Starting with version 3.0.118, WinStars uses tessellation to improve the rendering of planetary surfaces. This technique, introduced with the OpenGL 4.0 standard, adds a large number of triangles to an object, making its appearance more complex. Until now, WinStars simulated the relief of a planet by playing with shadows and trompe-l’œil perspectives. The textures modified by occlusion mapping were then applied to simple geometric shapes (composed of about ten triangles in general).
The occlusion mapping technique plays with shadows and lights to simulate roughness on the surface of an object.
Here, wireframe rendering has been enabled. In reality, the surface remains very simple geometrically.
Thanks to tessellation, the number of polygons used to represent an object’s details increases considerably. Hollows and bumps are now represented in three dimensions and are no longer merely simulated.
The much more complex mesh of the surface is visible in wireframe mode. The triangles here are counted by the thousands.
The advantage of tessellation lies in the fact that the addition of these new triangles is carried out internally by the graphics processor during rendering.
There is therefore no problem of bandwidth reduction between the CPU and GPU during the geometric complexification phase.
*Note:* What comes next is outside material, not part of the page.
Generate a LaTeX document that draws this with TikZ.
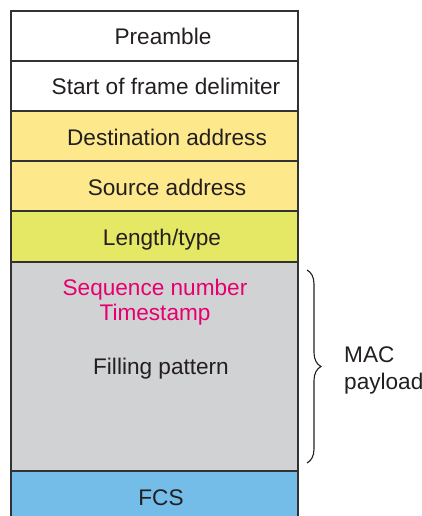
\documentclass[tikz,border=0pt]{standalone}
\usepackage{fontspec}
\setmainfont{Liberation Sans}
\usetikzlibrary{decorations.pathreplacing}
\definecolor{yel}{RGB}{253,232,140}
\definecolor{ltyp}{RGB}{228,232,100}
\definecolor{pay}{RGB}{209,210,212}
\definecolor{fcs}{RGB}{116,189,232}
\definecolor{mag}{RGB}{230,0,110}
\definecolor{txt}{RGB}{35,31,32}
\definecolor{edge}{RGB}{50,50,50}
\begin{document}
\begin{tikzpicture}[x=1pt,y=-1pt,
  row/.style={draw=edge,line width=1.4pt},
  lbl/.style={font=\fontsize{22.6}{27}\selectfont,text=txt,inner sep=0pt,anchor=base}]
\useasboundingbox (0,0) rectangle (421,516);
\clip (0,0) rectangle (421,516);
\fill[white] (0,0) rectangle (421,516);
\filldraw[row,fill=white] (11,11) rectangle (298,61);
\filldraw[row,fill=white] (11,61) rectangle (298,111);
\filldraw[row,fill=yel] (11,111) rectangle (298,161);
\filldraw[row,fill=yel] (11,161) rectangle (298,211);
\filldraw[row,fill=ltyp] (11,211) rectangle (298,262);
\filldraw[row,fill=pay] (11,262) rectangle (298,471);
\filldraw[row,fill=fcs] (11,471) rectangle (298,530);
\node[lbl] (pre) at (163,45) {Preamble};
\node[lbl] (sfd) at (166,95) {Start of frame delimiter};
\node[lbl] (dst) at (167,145) {Destination address};
\node[lbl] (src) at (167,195) {Source address};
\node[lbl] (len) at (162,245) {Length/type};
\node[lbl,text=mag] (seq) at (155,295) {Sequence number};
\node[lbl,text=mag] (ts) at (155,320) {Timestamp};
\node[lbl] (fill) at (161,374) {Filling pattern};
\node[lbl] (fcsl) at (161,505) {FCS};
\coordinate (bt) at (307,270);
\coordinate (bb) at (307,463);
\draw[line width=1.1pt,draw=txt,decorate,decoration={brace,amplitude=14pt}] (bt) -- (bb);
\node[lbl,anchor=base west] (mac) at (344,362) {MAC};
\node[lbl,anchor=base west] (pay) at (344,389) {payload};
\end{tikzpicture}
\end{document}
Since this technique is highly optimized, its impact on the software’s fluidity is limited.
This Gamoniac video explains the benefits of this technique in the video game industry:
Tessellation is enabled for Mars and the Moon and currently only works with desktop versions (Linux, MacOS, and Windows). The rendering of Mars’ surface is not as good as the Moon’s due to the significantly lower texture quality. I am searching for better textures to provide a similar rendering.